Frequently Asked Questions and Practical Next Steps

This section answers common questions that arise when business owners start assessing their coverage.

How often should I review my business insurance coverage?

At least annually, at renewal time. But also review after any major change: adding a new location, launching a product, hiring more employees, or signing a large contract. If your business grows quickly, consider a mid-term review.

Can I rely on my broker to catch all gaps?

Good brokers are invaluable, but they are not mind-readers. You need to communicate your operations and concerns clearly. Even the best broker may miss a niche exposure if you do not mention it.

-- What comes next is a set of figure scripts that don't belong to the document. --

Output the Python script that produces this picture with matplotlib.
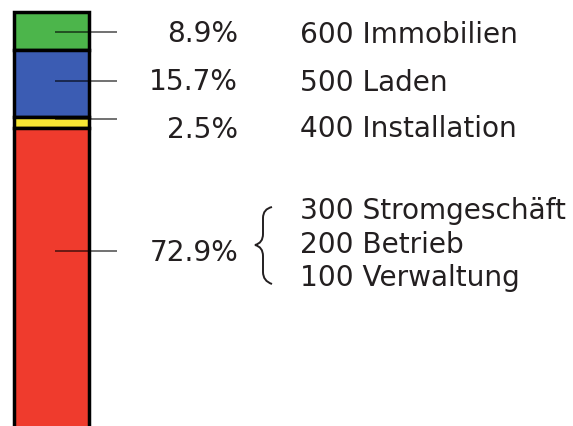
import matplotlib.pyplot as plt
from matplotlib.path import Path
from matplotlib.patches import PathPatch

# Segment shares (top to bottom)
shares = [8.9, 15.7, 2.5, 72.9]
share_labels = ['8.9%', '15.7%', '2.5%', '72.9%']
colors = ['#4cb54b', '#3b5cb3', '#f7e634', '#ef3b2d']
cost_centres = ['600 Immobilien', '500 Laden', '400 Installation',
                '300 Stromgeschäft', '200 Betrieb', '100 Verwaltung']

text_color = '#231f20'
fs = 20.2

fig = plt.figure(figsize=(5.73, 4.27), dpi=100)

# bar axes: y in percent, inverted (0 on top)
ax = fig.add_axes([0, 0, 1, 1])
ax.set_xlim(0, 573)
ax.set_ylim(96.96, -3.04)
ax.axis('off')

bottom = 0
for val, col in zip(shares, colors):
    ax.bar(51.5, val, bottom=bottom, width=75, color=col,
           edgecolor='black', linewidth=2.5, zorder=1)
    bottom += val

# overlay axes in pixel units for labels
ov = fig.add_axes([0, 0, 1, 1])
ov.set_xlim(0, 573)
ov.set_ylim(427, 0)
ov.axis('off')
ov.patch.set_alpha(0)

# leader lines
for y in [33, 82, 120, 252]:
    ov.plot([55, 117], [y, y], color='black', alpha=0.6, lw=1.3,
            solid_capstyle='butt')

font = dict(family='DejaVu Sans', size=fs, color=text_color)

# percentage labels
for lab, y in zip(share_labels, [42, 90, 138, 261]):
    ov.text(238, y, lab, ha='right', va='baseline', **font)

# cost centre labels
for lab, y in zip(cost_centres, [43, 91, 137, 219, 253, 286]):
    ov.text(300, y, lab, ha='left', va='baseline', **font)

# curly brace
verts = [(272, 208), (263, 210), (263, 219), (263, 227),
         (263, 235), (263, 244), (255, 246),
         (263, 248), (263, 257), (263, 265),
         (263, 273), (263, 282), (272, 285)]
codes = [Path.MOVETO,
         Path.CURVE3, Path.CURVE3, Path.LINETO,
         Path.LINETO, Path.CURVE3, Path.CURVE3,
         Path.CURVE3, Path.CURVE3, Path.LINETO,
         Path.LINETO, Path.CURVE3, Path.CURVE3]
ov.add_patch(PathPatch(Path(verts, codes), facecolor='none',
                       edgecolor=text_color, lw=1.4))

fig.savefig('out.png', dpi=100)
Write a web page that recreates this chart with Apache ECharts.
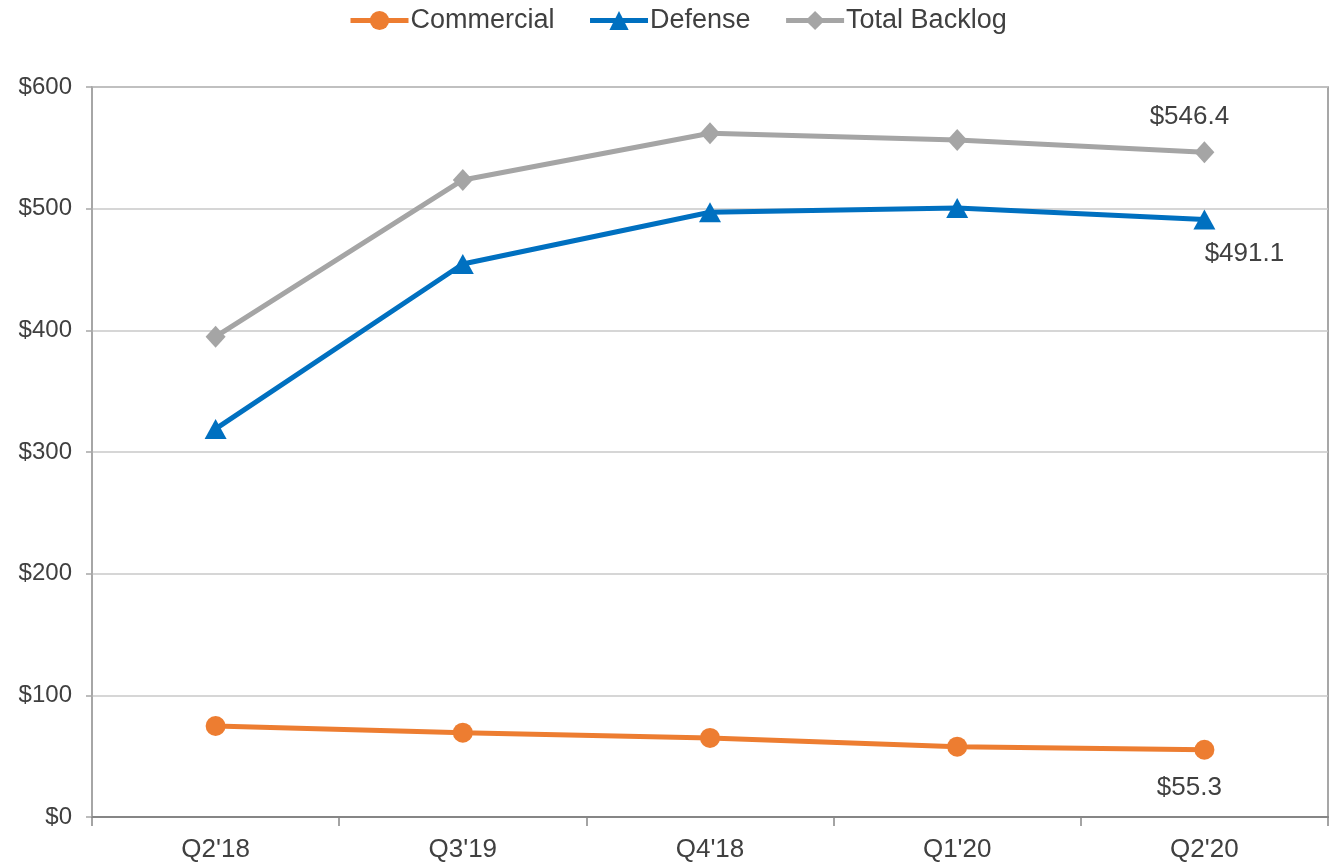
<!DOCTYPE html>
<html>
<head>
<meta charset="utf-8">
<script src="https://cdn.jsdelivr.net/npm/echarts@6/dist/echarts.min.js"></script>
<style>
html,body{margin:0;padding:0;background:#fff;}
#chart{width:1332px;height:863px;}
</style>
</head>
<body>
<div id="chart"></div>
<script>
var categories = ["Q2'18", "Q3'19", "Q4'18", "Q1'20", "Q2'20"];
var commercial = [74.8, 69.3, 65.0, 57.8, 55.3];
var defense = [319.0, 454.5, 497.0, 500.5, 491.1];
var totalBacklog = [394.8, 523.6, 562.0, 556.4, 546.4];
var yTicks = [0, 100, 200, 300, 400, 500, 600];

var textColor = '#404040';
var font = '"Liberation Sans", Arial, sans-serif';

function lastLabel(values, offset) {
  return values.map(function (v, i) {
    if (i !== values.length - 1) return v;
    return {
      value: v,
      label: {
        show: true,
        position: 'inside',
        offset: offset,
        formatter: function (p) { return '$' + p.value.toFixed(1); },
        color: textColor,
        fontSize: 26,
        fontFamily: font
      }
    };
  });
}

var chart = echarts.init(document.getElementById('chart'), null, {renderer: 'canvas'});
chart.setOption({
  animation: false,
  backgroundColor: '#fff',
  textStyle: {fontFamily: font},
  legend: {
    top: 2,
    left: 343,
    itemWidth: 58,
    itemHeight: 24,
    itemGap: 33,
    lineStyle: {width: 5},
    textStyle: {color: textColor, fontSize: 27, fontFamily: font, padding: [0, 0, 0, -3]},
    data: ['Commercial', 'Defense', 'Total Backlog']
  },
  grid: {
    left: 92, right: 4, top: 87, bottom: 46,
    show: true,
    borderColor: '#8a8a8a',
    borderWidth: 1.5,
    containLabel: false
  },
  xAxis: {
    type: 'category',
    data: categories,
    boundaryGap: true,
    axisLine: {show: true, lineStyle: {color: '#868686', width: 2}},
    axisTick: {show: true, length: 9, lineStyle: {color: '#868686', width: 1.5}},
    axisLabel: {color: textColor, fontSize: 26, fontFamily: font, margin: 20}
  },
  yAxis: {
    type: 'value',
    min: yTicks[0],
    max: yTicks[yTicks.length - 1],
    interval: 100,
    axisLine: {show: true, lineStyle: {color: '#a6a6a6', width: 1.5}},
    axisTick: {show: true, length: 6, lineStyle: {color: '#a6a6a6', width: 1.5}},
    axisLabel: {
      color: textColor, fontSize: 24, fontFamily: font, margin: 20,
      formatter: function (v) { return '$' + v; }
    },
    splitLine: {show: true, lineStyle: {color: '#c8c8c8', width: 1.5}}
  },
  series: [
    {
      name: 'Commercial',
      type: 'line',
      data: lastLabel(commercial, [-15, 38]),
      symbol: 'circle',
      symbolSize: 20,
      lineStyle: {color: '#ED7D31', width: 5},
      itemStyle: {color: '#ED7D31'},
      z: 3
    },
    {
      name: 'Defense',
      type: 'line',
      data: lastLabel(defense, [40, 34]),
      symbol: 'triangle',
      symbolSize: [22, 20],
      lineStyle: {color: '#0070C0', width: 5},
      itemStyle: {color: '#0070C0'},
      z: 3
    },
    {
      name: 'Total Backlog',
      type: 'line',
      data: lastLabel(totalBacklog, [-15, -35]),
      symbol: 'diamond',
      symbolSize: [20, 22],
      lineStyle: {color: '#A5A5A5', width: 5},
      itemStyle: {color: '#A5A5A5'},
      z: 3
    }
  ]
});
</script>
</body>
</html>
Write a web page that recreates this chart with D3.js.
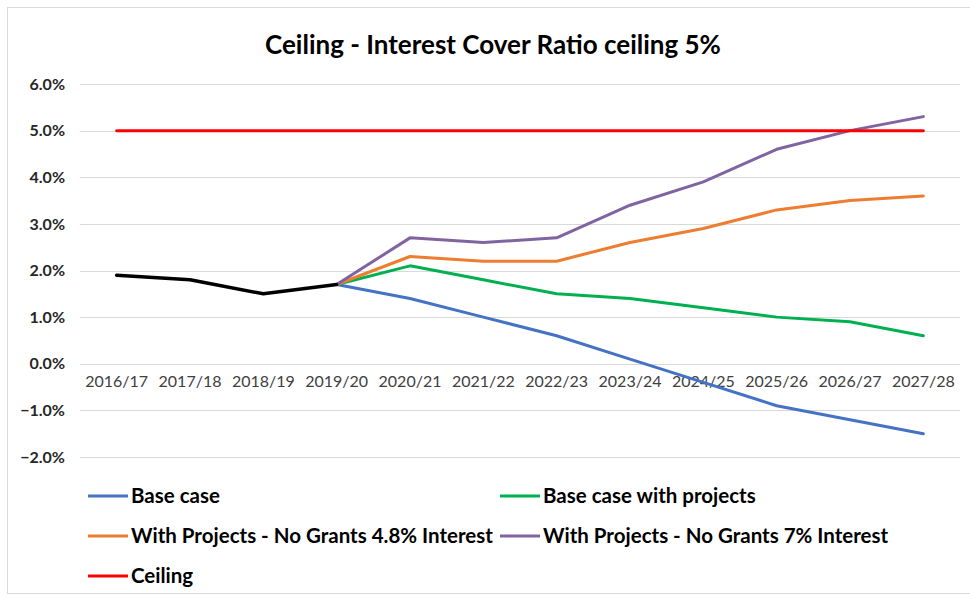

Use this guide as a checklist to discuss with them.

What is the most overlooked coverage?

Business interruption and cyber liability are frequently under-purchased or misunderstood. Many businesses buy property insurance but forget that lost income can be more damaging than physical damage. Cyber coverage is still new to many small businesses, yet the risk is real.

Should I buy the cheapest policy?

Rarely. Price is important, but the cheapest policy often has thinner coverage, higher deductibles, or more exclusions. Compare coverage terms side by side. A slightly more expensive policy that covers your actual risks is a better value.

What are my next moves after reading this article?

  1. Gather your current policy documents and risk inventory.
  2. Use the five-step workflow to assess your coverage.
  3. Create a comparison spreadsheet if you have multiple quotes.
  4. Discuss any gaps or questions with your broker.
  5. Adjust your coverage before your next renewal, or sooner if you find a critical gap.
  6. Set a calendar reminder for your next annual review.

Assessing business insurance coverage beyond the premium takes effort, but it pays off when a claim occurs. You will have the confidence that your policy actually protects what matters most. Start today, even if you only check one section. Every step reduces your risk of a nasty surprise.